Your objective - Your task is to reproduce, verbatim and without pictures, the lines from the opening of the listing through the line containing "import matplotlib.pyplot as plt".

Source data -
......
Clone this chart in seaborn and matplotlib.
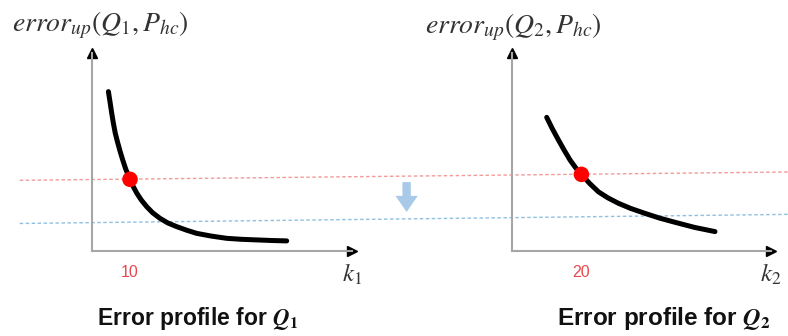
import numpy as np
import pandas as pd
import seaborn as sns
import matplotlib.pyplot as plt

# error profiles (k vs normalised error_up)
k1 = [4.32, 4.79, 5.18, 5.63, 6.11, 6.71, 7.37, 8.08, 8.87, 10.0, 10.84, 11.76,
      12.95, 14.39, 15.97, 17.89, 19.92, 22.29, 24.92, 27.55, 31.5, 35.45,
      39.4, 43.34, 47.29, 51.24]
err1 = [0.805, 0.747, 0.697, 0.645, 0.596, 0.551, 0.505, 0.460, 0.414, 0.362,
        0.326, 0.293, 0.258, 0.224, 0.193, 0.165, 0.142, 0.123, 0.105, 0.089,
        0.075, 0.064, 0.059, 0.056, 0.053, 0.051]
k2 = [10.0, 11.58, 13.37, 15.04, 16.71, 18.36, 20.0, 22.39, 24.9, 27.58, 30.66,
      34.2, 38.33, 42.56, 46.97, 52.65, 58.5]
err2 = [0.675, 0.619, 0.561, 0.509, 0.460, 0.420, 0.387, 0.341, 0.299, 0.269,
        0.241, 0.215, 0.190, 0.166, 0.145, 0.119, 0.098]
chosen_k = [10, 20]
chosen_err = [0.362, 0.387]
# dashed threshold lines, from left to right of the whole figure
line_x = [0.025, 1.0]
red_level = [0.357, 0.399]
blue_level = [0.139, 0.185]
top_titles = [r"$error_{up}(Q_1, P_{hc})$", r"$error_{up}(Q_2, P_{hc})$"]
bottom_titles = [r"Error profile for $\mathbfit{Q}_\mathbf{1}$",
                 r"Error profile for $\mathbfit{Q}_\mathbf{2}$"]
k_labels = [r"$k_1$", r"$k_2$"]

sns.set_style("white")
plt.rcParams["mathtext.fontset"] = "stix"
plt.rcParams["font.family"] = ["Liberation Sans", "DejaVu Sans"]

W, H = 788, 336
fig = plt.figure(figsize=(W / 100, H / 100), dpi=100)

# overlay for the thresholds and the down arrow, same y scale as the panels
ax0 = fig.add_axes([0, 0, 1, 1])
ax0.set_xlim(0, 1)
ax0.set_ylim((251 - 336) / 198, 251 / 198)
ax0.axis("off")
ax0.plot(line_x, red_level, color="#f29a9a", lw=1.0, ls=(0, (2.5, 1.8)))
ax0.plot(line_x, blue_level, color="#8fc0e0", lw=1.0, ls=(0, (2.5, 1.8)))
ax0.annotate("", xy=(0.516, 0.197), xytext=(0.516, 0.348),
             arrowprops=dict(arrowstyle="simple,head_width=0.8,head_length=0.58,tail_width=0.3",
                             color="#a9c9e8", lw=0, shrinkA=0, shrinkB=0,
                             mutation_scale=20))

ax1 = fig.add_axes([92 / W, 85 / H, 260 / W, 198 / H])
ax2 = fig.add_axes([512 / W, 85 / H, 259 / W, 198 / H])
ax1.set_xlim(0, 260 / 3.8)
ax2.set_xlim(0, 259 / 3.47)

panels = [(ax1, k1, err1), (ax2, k2, err2)]
for i, (ax, k, e) in enumerate(panels):
    ax.set_facecolor("none")
    ax.set_ylim(0, 1)
    sns.lineplot(x=k, y=e, ax=ax, color="black", lw=3.6, sort=False)
    sns.scatterplot(x=[chosen_k[i]], y=[chosen_err[i]], ax=ax, color="#ff0000",
                    s=125, edgecolor="none", zorder=5)
    for s in ["top", "right"]:
        ax.spines[s].set_visible(False)
    for s in ["left", "bottom"]:
        ax.spines[s].set_color("#a6a6a6")
        ax.spines[s].set_linewidth(1.5)
    ax.plot(1, 0, ">", color="black", ms=7, transform=ax.transAxes, clip_on=False)
    ax.plot(0, 1, "^", color="black", ms=7, transform=ax.transAxes, clip_on=False)
    ax.set_yticks([])
    ax.set_xticks([chosen_k[i]])
    ax.set_xticklabels([str(chosen_k[i])], color="#e8474f", fontsize=11.5)
    ax.tick_params(axis="x", direction="in", length=4, width=1, color="#a6a6a6", pad=10)
    ax.set_xlabel("")
    ax.set_ylabel("")
    ax.text(1.0, -0.12, k_labels[i], transform=ax.transAxes, ha="center",
            va="center", fontsize=18, color="#333333")

fig.text(12 / W, 1 - 25 / H, top_titles[0], ha="left", va="center", fontsize=20, color="#333333")
fig.text(425 / W, 1 - 27 / H, top_titles[1], ha="left", va="center", fontsize=20, color="#333333")
fig.text(198 / W, 1 - 318 / H, bottom_titles[0], ha="center", va="center",
         fontsize=16.5, fontweight="bold", color="#111111")
fig.text(664 / W, 1 - 318 / H, bottom_titles[1], ha="center", va="center",
         fontsize=17.5, fontweight="bold", color="#111111")

fig.savefig("out.png", dpi=100)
......
Expected answer -
Clone this chart in seaborn and matplotlib.
import numpy as np
import pandas as pd
import seaborn as sns
import matplotlib.pyplot as plt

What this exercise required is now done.